Question

The phrase '"the limit does not exist " can be heard in the movie "Mean Girls." In the final scene at a math contest the moderator ask them to find the limit of this to which Lohan's character says, the limit does not exist In real life, how would you know that. The original limit is indeterminant but a quick application of l'hopital, and it is still indeterminant. That does not mean the limit DNE. Can this be solved for real?

Answer 1

Problem appears on attached file photo.

Answer 2

-infinity. that's one funky looking graph, too!

Answer 3

I don't think the limit is negative infinity.
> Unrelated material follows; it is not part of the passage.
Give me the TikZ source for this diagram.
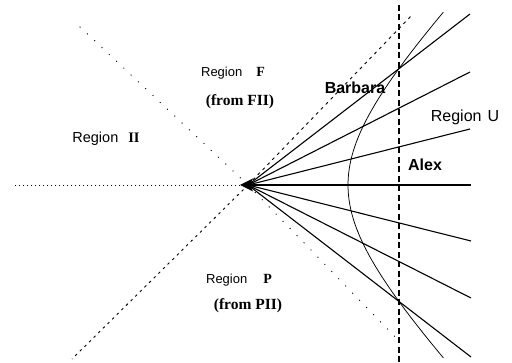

But, I need to look at that graph.

Answer 4

Can't you simplify it a bit?

Answer 5

\[\begin{split}
\lim_{x\to 0}\frac{\ln(x-1)-\sin(x)}{1-\cos^2(x)}
&=\lim_{x\to 0}\frac{\ln(x-1)-\sin(x)}{\sin^2(x)} \\
&=\lim_{x\to 0}\frac{\ln(x-1)}{\sin^2(x)} -\lim_{x\to 0}\frac{\sin(x)}{\sin^2(x)} \\
&=\lim_{x\to 0}\frac{\ln(x-1)}{\sin^2(x)} -\lim_{x\to 0}\frac{1}{\sin(x)} \\

\end{split}
\]And we know \[
\lim_{x\to 0}\frac{1}{\sin(x)}
\]doesn't exist..

Answer 6

@wio
that is not enough to say the limit does not exist

Answer 7

one way to know is when the left hand limit is not the same as the right hand limit
\[\lim_{x \rightarrow 0^+}=-\infty\]
\[\lim_{x \rightarrow 0^-}f(x)=+\infty\]
so \[\lim_{x \rightarrow 0}f(x)=UND\]

Answer 8

from the graph of ln(1-x)
this is ln(x) refleted y -axis
shifted one to the left
we know the graph tends to + infty from the left and - infty from the right

Answer 9

Suggested Answer
----------------
Do a quick approximation by considering the linear approximations. Both ln(1-x) and sin(x) look like y = x at the origin, so you have something like (x-x)/x^2.

Since the numerator approaches zero linearly while the denominator approaches quadratically, the denominator wins. The limit does not exist.